By Geoffrey Smith
Investing.com -- Crude oil prices rose on Tuesday, shrugging off another small downgrade to the global demand outlook on concentrating on positioning for an expected rally in 2021.
By 11:30 AM ET (1630 GMT), U.S. Crude futures were up 1.2% at $47.54 a barrel, while Brent futures, the global benchmark were up 0.9% at $50.73 a barrel, close to a new nine-month high.
Earlier, the International Energy Agency shaved its estimate for global demand next year by another 170,000 barrels a day, leaving it still more than 3 million barrels a day below 2019 levels.
However, the market took comfort from its prediction that demand for gasoline and diesel would rebound be within as little as 1% from their 2019 levels, owing to a broad recovery in the world economy.
The shortfall in overall demand comes mainly from kerosene, or jet fuel. The IEA said this would account for four-fifths of the estimated shortfall in demand next year, as air transport takes considerably longer to recover than travel by road.
Analysts have noted repeatedly during the latest surge in Coronavirus cases in Europe and the U.S. that strong demand for diesel has offset weaker demand for gasoline, thanks to a big increase in demand from freight companies whose deliveries are replacing car-driven trips to shopping malls.
It’s not clear how much longer this can be sustained. Deliveries are approaching their seasonal peak, while gasoline demand in the U.S. is down some 14% from the first half of December last year and trending lower as cities such as New York move to ever-tighter restrictions on business life and social gatherings, according to the blog dtn.com. New York Mayor Bill de Blasio warned that the city may have to stay shut down after Christmas, Germany, the Netherlands, Italy and London have all tightened their polcies this week.

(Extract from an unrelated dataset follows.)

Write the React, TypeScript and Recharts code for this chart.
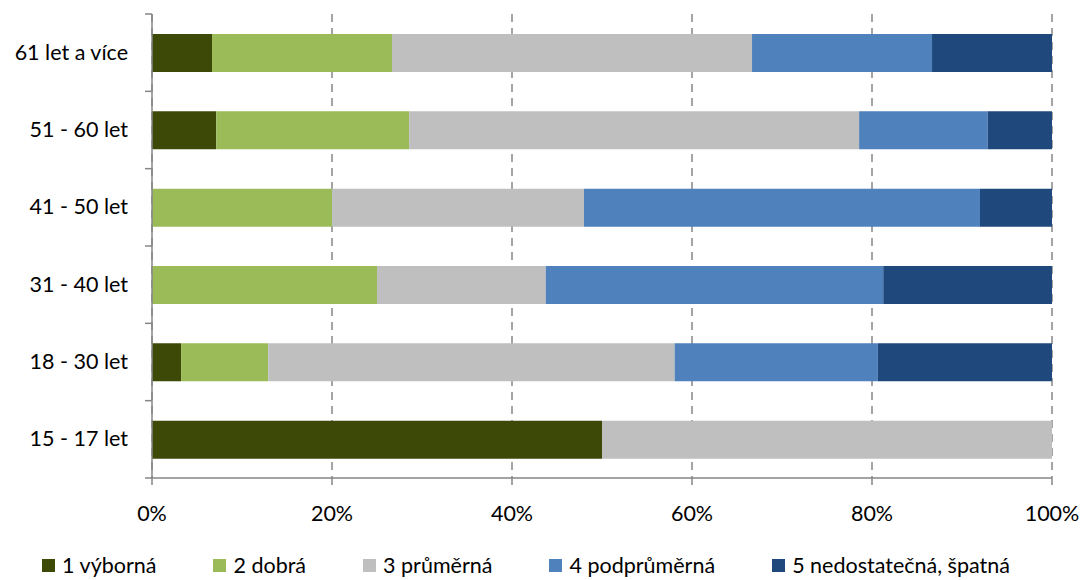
import React from 'react';
import { BarChart, Bar, XAxis, YAxis, CartesianGrid, Legend } from 'recharts';

// age groups, top to bottom
const groups = ['61 let a více', '51 - 60 let', '41 - 50 let', '31 - 40 let', '18 - 30 let', '15 - 17 let'];

// share of answers per group (%)
const vyborna = [6.67, 7.14, 0, 0, 3.23, 50];
const dobra = [20, 21.43, 20, 25, 9.68, 0];
const prumerna = [40, 50, 28, 18.75, 45.16, 50];
const podprumerna = [20, 14.29, 44, 37.5, 22.58, 0];
const nedostatecna = [13.33, 7.14, 8, 18.75, 19.35, 0];

const seriesNames = ['1 výborná', '2 dobrá', '3 průměrná', '4 podprůměrná', '5 nedostatečná, špatná'];
const seriesColors = ['#3d4a07', '#9bbb59', '#bfbfbf', '#4f81bd', '#1f497d'];
const xTicks = [0, 20, 40, 60, 80, 100];

const seriesValues = [vyborna, dobra, prumerna, podprumerna, nedostatecna];
const data = groups.map((g, i) => {
  const row: Record<string, any> = { group: g };
  seriesValues.forEach((vals, s) => {
    row['s' + s] = vals[i];
  });
  return row;
});

const W = 1082;
const H = 580;
const MARGIN = { top: 14, right: 30, left: 0, bottom: 0 };
const Y_WIDTH = 152;
const X_HEIGHT = 72;
const LEGEND_H = 30;
const PLOT_H = H - MARGIN.top - MARGIN.bottom - X_HEIGHT - LEGEND_H;
const BAND = PLOT_H / groups.length;
const AXIS = '#868686';
const FONT = 'Lato, "Open Sans", sans-serif';
const FS = 21.5;

const YTick = (props: any) => {
  const { y, payload, index } = props;
  const ax = MARGIN.left + Y_WIDTH;
  return (
    <g>
      <text x={ax - 24} y={y} dy={7} textAnchor="end" fontSize={FS} fill="#000" fontFamily={FONT}>
        {payload.value}
      </text>
      <line x1={ax - 7} x2={ax} y1={y - BAND / 2} y2={y - BAND / 2} stroke={AXIS} strokeWidth={1.5} />
      {index === groups.length - 1 && (
        <line x1={ax - 7} x2={ax} y1={y + BAND / 2} y2={y + BAND / 2} stroke={AXIS} strokeWidth={1.5} />
      )}
    </g>
  );
};

const renderLegend = () => (
  <div
    style={{
      display: 'flex',
      justifyContent: 'center',
      alignItems: 'center',
      gap: 57,
      height: LEGEND_H,
      fontFamily: FONT,
      fontSize: FS,
      color: '#000',
    }}
  >
    {seriesNames.map((name, i) => (
      <div key={name} style={{ display: 'flex', alignItems: 'center' }}>
        <span style={{ width: 13, height: 13, background: seriesColors[i], marginRight: 7, display: 'inline-block' }} />
        <span>{name}</span>
      </div>
    ))}
  </div>
);

export default function App() {
  return (
    <div style={{ position: 'absolute', left: 0, top: 0, width: W, height: H, background: '#fff' }}>
      <BarChart width={W} height={H} data={data} layout="vertical" margin={MARGIN}>
        <CartesianGrid vertical horizontal={false} stroke={AXIS} strokeDasharray="8 6" strokeWidth={1.5} />
        <XAxis
          type="number"
          domain={[0, 100]}
          ticks={xTicks}
          allowDataOverflow
          tickFormatter={(v: number) => `${v}%`}
          height={X_HEIGHT}
          axisLine={{ stroke: AXIS, strokeWidth: 1.5 }}
          tickLine={{ stroke: AXIS, strokeWidth: 1.5 }}
          tickSize={7}
          tickMargin={21}
          tick={{ fontSize: FS, fill: '#000', fontFamily: FONT }}
        />
        <YAxis
          type="category"
          dataKey="group"
          width={Y_WIDTH}
          axisLine={{ stroke: AXIS, strokeWidth: 1.5 }}
          tickLine={false}
          tick={<YTick />}
          interval={0}
        />
        {seriesNames.map((name, i) => (
          <Bar
            key={name}
            dataKey={'s' + i}
            name={name}
            stackId="a"
            fill={seriesColors[i]}
            barSize={38}
            isAnimationActive={false}
          />
        ))}
        <Legend verticalAlign="bottom" height={LEGEND_H} content={renderLegend} wrapperStyle={{ height: LEGEND_H }} />
      </BarChart>
    </div>
  );
}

However, not all the evidence points in one direction. According to a survey by GasBuddy, over one-third of Americans still plan to drive at Christmas, a form of transport that, if replicated at scale, is more fuel-intensive than flying.
“We’re expecting to see heightened driving activity across some of the most hard-hit areas of the coronavirus,” said GasBuddy’s head of petroleum analysis Patrick De Haan.
U.S,. Gasoline RBOB Futures were up 0.5% at $1.3254 a gallon, close to a four-month high.
At 4:30 PM ET, the American Petroleum Institute will release its weekly assessment of U.S. oil stocks, as usual.